--- WRITTEN TASK ---
Search the data for the string "Output" and extract every line where it appears.

■ ■ ■ ■ ■

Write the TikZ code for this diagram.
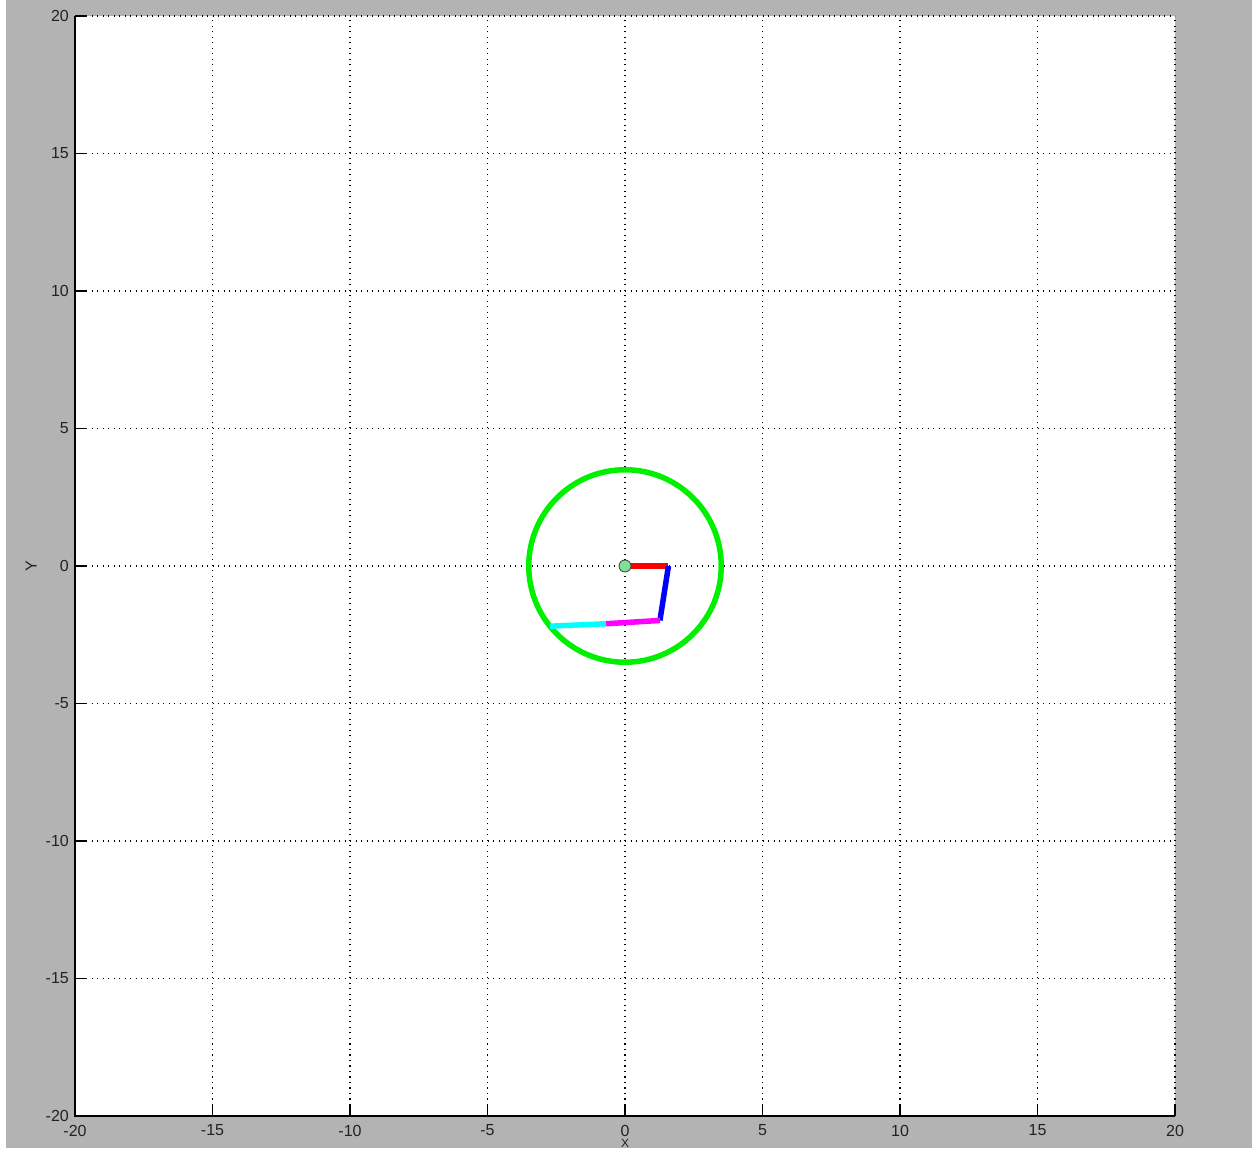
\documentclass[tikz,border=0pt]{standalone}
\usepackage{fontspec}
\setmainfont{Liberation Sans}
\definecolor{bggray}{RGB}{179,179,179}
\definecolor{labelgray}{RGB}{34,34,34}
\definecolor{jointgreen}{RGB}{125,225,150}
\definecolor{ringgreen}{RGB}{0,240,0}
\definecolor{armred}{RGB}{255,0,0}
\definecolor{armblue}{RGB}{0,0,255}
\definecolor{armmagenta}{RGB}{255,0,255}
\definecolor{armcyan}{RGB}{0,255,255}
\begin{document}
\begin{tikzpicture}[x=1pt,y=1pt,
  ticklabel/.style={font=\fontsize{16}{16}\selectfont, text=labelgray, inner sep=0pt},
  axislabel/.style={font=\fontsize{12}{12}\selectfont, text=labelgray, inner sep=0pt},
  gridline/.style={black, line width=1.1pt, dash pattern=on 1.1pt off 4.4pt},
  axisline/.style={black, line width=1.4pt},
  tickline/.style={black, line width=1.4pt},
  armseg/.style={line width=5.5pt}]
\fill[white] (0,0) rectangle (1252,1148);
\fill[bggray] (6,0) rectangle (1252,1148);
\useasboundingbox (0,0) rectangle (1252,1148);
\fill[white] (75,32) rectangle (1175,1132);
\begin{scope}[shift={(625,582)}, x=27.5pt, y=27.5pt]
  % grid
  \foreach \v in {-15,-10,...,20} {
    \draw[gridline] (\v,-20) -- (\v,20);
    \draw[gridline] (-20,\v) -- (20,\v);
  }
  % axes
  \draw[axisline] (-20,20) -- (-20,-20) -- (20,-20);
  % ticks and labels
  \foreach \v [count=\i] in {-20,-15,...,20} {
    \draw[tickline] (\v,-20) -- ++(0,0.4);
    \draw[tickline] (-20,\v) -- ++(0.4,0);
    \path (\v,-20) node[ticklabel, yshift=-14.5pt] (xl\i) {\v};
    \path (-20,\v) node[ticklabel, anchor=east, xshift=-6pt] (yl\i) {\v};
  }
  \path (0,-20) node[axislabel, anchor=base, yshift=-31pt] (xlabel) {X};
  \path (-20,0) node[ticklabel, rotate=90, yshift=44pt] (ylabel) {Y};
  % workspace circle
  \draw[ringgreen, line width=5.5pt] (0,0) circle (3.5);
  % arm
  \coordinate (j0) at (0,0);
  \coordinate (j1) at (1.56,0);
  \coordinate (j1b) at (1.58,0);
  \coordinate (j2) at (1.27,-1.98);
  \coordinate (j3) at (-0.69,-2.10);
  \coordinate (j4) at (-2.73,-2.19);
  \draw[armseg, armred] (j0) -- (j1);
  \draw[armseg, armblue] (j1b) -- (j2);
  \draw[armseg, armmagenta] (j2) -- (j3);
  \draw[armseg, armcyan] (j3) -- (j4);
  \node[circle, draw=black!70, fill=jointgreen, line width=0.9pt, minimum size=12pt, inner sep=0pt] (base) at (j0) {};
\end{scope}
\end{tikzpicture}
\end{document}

■ ■ ■ ■ ■

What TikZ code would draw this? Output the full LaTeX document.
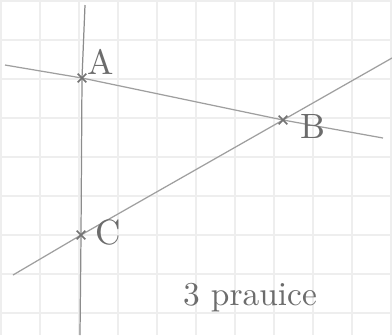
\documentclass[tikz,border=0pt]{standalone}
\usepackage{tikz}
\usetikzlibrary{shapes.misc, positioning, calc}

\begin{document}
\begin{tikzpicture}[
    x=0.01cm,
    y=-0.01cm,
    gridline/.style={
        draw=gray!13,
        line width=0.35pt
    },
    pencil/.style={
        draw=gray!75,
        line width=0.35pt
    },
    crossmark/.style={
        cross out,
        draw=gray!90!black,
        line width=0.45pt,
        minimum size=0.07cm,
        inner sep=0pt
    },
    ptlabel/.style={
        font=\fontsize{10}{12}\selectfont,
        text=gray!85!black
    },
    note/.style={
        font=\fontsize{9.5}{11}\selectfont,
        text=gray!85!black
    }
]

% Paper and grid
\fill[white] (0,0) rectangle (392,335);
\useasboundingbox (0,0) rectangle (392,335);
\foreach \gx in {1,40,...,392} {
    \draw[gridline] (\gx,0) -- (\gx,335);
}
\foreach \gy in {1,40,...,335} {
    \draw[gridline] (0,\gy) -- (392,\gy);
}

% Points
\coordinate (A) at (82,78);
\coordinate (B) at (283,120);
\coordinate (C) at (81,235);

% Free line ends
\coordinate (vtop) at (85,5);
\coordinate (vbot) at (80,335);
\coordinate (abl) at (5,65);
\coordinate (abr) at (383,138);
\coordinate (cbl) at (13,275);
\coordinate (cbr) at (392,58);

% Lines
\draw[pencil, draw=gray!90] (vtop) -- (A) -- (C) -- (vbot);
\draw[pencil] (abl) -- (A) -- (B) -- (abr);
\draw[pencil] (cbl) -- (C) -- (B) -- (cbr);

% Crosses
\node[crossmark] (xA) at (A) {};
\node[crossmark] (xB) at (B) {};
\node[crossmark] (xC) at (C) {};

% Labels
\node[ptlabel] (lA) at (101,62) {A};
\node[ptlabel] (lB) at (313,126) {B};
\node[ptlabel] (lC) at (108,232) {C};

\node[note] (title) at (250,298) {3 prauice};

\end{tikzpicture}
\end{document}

■ ■ ■ ■ ■

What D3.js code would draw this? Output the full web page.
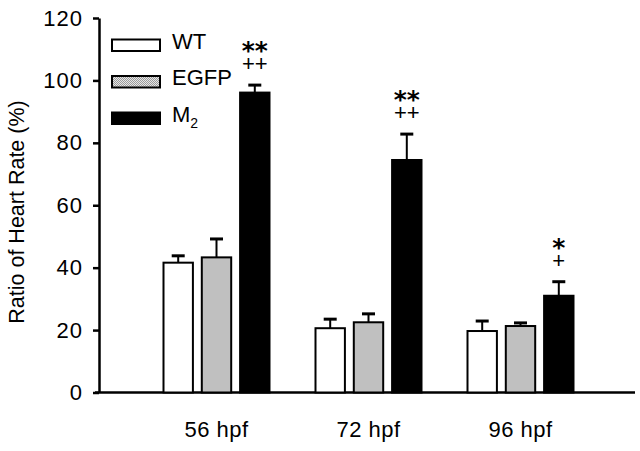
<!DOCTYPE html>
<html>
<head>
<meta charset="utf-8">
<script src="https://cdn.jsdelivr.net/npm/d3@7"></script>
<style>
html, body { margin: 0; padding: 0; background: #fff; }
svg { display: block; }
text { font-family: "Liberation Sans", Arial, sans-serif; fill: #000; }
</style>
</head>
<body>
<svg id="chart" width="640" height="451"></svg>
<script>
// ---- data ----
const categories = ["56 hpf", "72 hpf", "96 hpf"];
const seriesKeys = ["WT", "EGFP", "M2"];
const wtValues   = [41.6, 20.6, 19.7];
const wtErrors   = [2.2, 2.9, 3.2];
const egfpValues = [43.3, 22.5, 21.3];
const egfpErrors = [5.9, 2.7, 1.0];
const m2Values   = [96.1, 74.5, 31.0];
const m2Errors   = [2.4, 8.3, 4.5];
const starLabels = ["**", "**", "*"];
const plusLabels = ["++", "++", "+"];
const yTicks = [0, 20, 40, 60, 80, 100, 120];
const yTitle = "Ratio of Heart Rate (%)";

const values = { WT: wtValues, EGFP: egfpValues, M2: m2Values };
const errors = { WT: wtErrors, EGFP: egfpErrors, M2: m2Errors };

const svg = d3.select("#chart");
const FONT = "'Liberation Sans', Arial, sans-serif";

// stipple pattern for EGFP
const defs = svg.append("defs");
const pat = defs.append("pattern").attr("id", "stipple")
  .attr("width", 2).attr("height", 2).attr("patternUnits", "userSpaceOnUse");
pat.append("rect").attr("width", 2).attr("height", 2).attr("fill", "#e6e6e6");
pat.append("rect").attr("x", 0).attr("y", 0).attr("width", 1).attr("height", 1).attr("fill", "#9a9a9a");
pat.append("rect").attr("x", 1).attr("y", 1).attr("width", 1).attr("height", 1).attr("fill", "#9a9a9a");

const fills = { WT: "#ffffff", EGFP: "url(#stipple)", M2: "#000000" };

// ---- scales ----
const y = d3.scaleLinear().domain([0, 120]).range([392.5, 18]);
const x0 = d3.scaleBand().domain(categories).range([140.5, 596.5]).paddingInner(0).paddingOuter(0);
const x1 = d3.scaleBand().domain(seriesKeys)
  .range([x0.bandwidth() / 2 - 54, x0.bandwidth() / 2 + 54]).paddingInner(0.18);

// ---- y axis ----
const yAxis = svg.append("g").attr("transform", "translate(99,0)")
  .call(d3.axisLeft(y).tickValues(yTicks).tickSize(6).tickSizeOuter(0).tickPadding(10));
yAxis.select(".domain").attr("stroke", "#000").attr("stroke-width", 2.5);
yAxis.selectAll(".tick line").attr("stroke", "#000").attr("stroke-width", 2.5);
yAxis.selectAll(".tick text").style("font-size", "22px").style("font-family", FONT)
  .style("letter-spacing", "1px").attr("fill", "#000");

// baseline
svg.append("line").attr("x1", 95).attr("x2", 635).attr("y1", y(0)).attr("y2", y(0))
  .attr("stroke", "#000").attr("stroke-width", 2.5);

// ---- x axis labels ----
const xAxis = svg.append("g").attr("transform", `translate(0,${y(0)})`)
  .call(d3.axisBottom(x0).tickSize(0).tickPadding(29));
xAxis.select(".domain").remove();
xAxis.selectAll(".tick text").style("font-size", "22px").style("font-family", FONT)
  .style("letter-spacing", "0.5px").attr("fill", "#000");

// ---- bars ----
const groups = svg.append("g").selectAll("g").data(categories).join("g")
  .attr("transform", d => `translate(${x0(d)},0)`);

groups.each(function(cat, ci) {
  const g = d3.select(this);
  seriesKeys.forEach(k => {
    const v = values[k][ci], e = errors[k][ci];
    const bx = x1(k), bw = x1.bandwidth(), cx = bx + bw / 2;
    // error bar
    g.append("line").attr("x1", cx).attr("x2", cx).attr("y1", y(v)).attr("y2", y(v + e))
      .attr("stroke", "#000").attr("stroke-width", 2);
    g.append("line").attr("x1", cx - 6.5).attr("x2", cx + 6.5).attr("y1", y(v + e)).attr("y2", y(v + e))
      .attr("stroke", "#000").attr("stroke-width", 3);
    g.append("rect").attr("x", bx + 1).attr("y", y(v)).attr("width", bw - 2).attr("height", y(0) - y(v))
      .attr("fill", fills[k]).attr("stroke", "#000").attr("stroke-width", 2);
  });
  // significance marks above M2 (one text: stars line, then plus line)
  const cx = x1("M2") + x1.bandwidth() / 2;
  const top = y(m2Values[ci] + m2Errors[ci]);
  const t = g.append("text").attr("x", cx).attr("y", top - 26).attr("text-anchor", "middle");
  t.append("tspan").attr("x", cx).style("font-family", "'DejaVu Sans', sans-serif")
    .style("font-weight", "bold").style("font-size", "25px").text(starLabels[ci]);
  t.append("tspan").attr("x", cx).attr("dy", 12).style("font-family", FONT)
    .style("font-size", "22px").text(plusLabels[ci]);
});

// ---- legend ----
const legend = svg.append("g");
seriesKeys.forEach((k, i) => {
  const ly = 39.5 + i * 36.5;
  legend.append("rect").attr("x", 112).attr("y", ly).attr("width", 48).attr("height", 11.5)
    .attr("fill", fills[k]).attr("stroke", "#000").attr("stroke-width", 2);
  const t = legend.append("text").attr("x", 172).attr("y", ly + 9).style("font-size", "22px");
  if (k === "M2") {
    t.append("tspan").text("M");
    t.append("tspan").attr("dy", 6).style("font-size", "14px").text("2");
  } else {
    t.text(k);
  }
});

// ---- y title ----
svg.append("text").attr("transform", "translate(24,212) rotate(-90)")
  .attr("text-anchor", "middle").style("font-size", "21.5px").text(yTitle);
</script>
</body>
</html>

■ ■ ■ ■ ■

--- SOLUTION FOR THIS PROBLEM ---
What TikZ code would draw this? Output the full LaTeX document.
What D3.js code would draw this? Output the full web page.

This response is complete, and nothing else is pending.